STATED GOAL.
Select the lines below containing the word "matplotlib".

PROVIDED DATA.
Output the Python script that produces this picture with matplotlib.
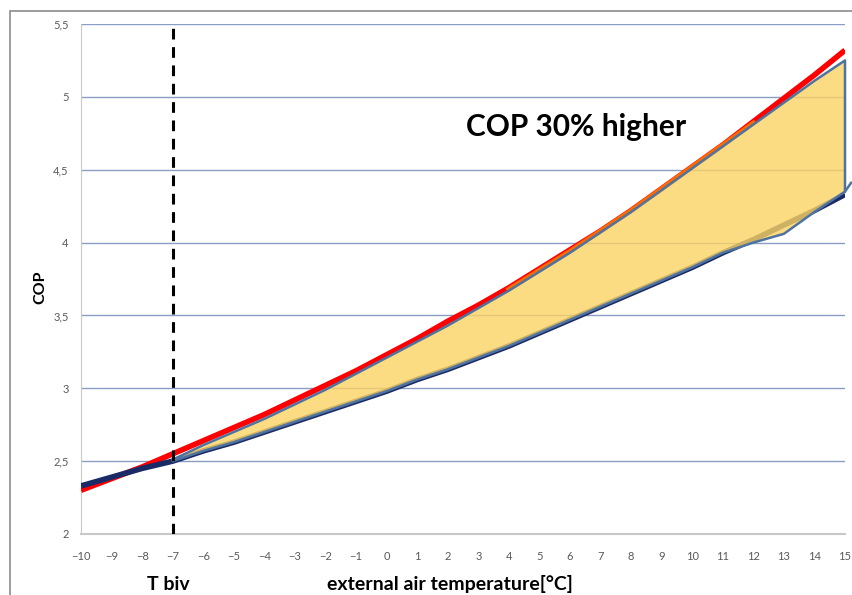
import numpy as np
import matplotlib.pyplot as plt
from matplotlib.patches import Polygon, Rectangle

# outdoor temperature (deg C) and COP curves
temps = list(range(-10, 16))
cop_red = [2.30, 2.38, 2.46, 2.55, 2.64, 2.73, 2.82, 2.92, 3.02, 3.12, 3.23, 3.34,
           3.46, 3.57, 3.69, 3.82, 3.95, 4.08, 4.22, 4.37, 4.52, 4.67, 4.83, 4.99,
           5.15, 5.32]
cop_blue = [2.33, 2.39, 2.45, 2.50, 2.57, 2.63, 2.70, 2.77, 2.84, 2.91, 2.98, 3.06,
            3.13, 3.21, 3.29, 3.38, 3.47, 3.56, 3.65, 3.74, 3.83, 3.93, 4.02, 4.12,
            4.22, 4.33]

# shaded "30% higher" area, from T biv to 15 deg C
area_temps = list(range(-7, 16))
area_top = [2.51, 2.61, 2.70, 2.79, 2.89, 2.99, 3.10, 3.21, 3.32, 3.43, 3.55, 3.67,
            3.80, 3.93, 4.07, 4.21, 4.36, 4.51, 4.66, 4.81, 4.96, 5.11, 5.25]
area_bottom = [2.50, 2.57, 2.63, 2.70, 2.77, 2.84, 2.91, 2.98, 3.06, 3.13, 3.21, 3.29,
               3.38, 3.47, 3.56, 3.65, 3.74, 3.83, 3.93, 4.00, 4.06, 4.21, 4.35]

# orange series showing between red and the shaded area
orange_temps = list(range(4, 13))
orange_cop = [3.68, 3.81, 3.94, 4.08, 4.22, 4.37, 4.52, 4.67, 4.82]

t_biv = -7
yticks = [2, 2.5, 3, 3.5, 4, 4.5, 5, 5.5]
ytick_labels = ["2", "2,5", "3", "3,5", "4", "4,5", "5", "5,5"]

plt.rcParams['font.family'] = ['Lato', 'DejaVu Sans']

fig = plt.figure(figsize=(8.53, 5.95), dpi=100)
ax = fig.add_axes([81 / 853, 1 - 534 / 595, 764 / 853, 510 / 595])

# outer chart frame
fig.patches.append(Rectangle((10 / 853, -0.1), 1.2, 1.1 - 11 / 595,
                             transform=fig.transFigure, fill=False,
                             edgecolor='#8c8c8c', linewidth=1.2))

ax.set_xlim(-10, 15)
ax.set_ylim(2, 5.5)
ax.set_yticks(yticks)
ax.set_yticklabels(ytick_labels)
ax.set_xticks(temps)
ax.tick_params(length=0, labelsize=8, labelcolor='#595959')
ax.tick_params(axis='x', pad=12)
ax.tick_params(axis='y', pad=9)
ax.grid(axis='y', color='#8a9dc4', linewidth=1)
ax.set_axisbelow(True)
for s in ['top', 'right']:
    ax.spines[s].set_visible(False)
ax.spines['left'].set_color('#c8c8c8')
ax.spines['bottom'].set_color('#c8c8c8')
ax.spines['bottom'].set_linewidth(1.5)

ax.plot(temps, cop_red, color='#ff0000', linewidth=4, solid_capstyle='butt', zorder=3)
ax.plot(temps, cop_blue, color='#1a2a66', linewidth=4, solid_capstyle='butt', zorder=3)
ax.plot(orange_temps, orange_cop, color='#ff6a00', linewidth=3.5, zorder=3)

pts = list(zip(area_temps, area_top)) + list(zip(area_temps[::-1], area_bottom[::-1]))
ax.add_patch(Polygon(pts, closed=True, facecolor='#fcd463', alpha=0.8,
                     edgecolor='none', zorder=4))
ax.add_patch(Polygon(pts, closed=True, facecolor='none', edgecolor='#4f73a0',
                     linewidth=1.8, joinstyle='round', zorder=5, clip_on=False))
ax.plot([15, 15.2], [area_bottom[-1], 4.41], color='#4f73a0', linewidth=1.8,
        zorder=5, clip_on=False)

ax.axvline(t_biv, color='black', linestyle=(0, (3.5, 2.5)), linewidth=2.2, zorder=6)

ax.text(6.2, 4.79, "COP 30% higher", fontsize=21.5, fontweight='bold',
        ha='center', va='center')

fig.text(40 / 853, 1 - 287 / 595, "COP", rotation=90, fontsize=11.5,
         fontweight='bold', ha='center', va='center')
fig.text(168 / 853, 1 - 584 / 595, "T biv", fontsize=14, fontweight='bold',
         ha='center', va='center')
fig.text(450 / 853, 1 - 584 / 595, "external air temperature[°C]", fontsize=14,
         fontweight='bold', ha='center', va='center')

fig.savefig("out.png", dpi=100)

OUTPUT.
Output the Python script that produces this picture with matplotlib.
import matplotlib.pyplot as plt
from matplotlib.patches import Polygon, Rectangle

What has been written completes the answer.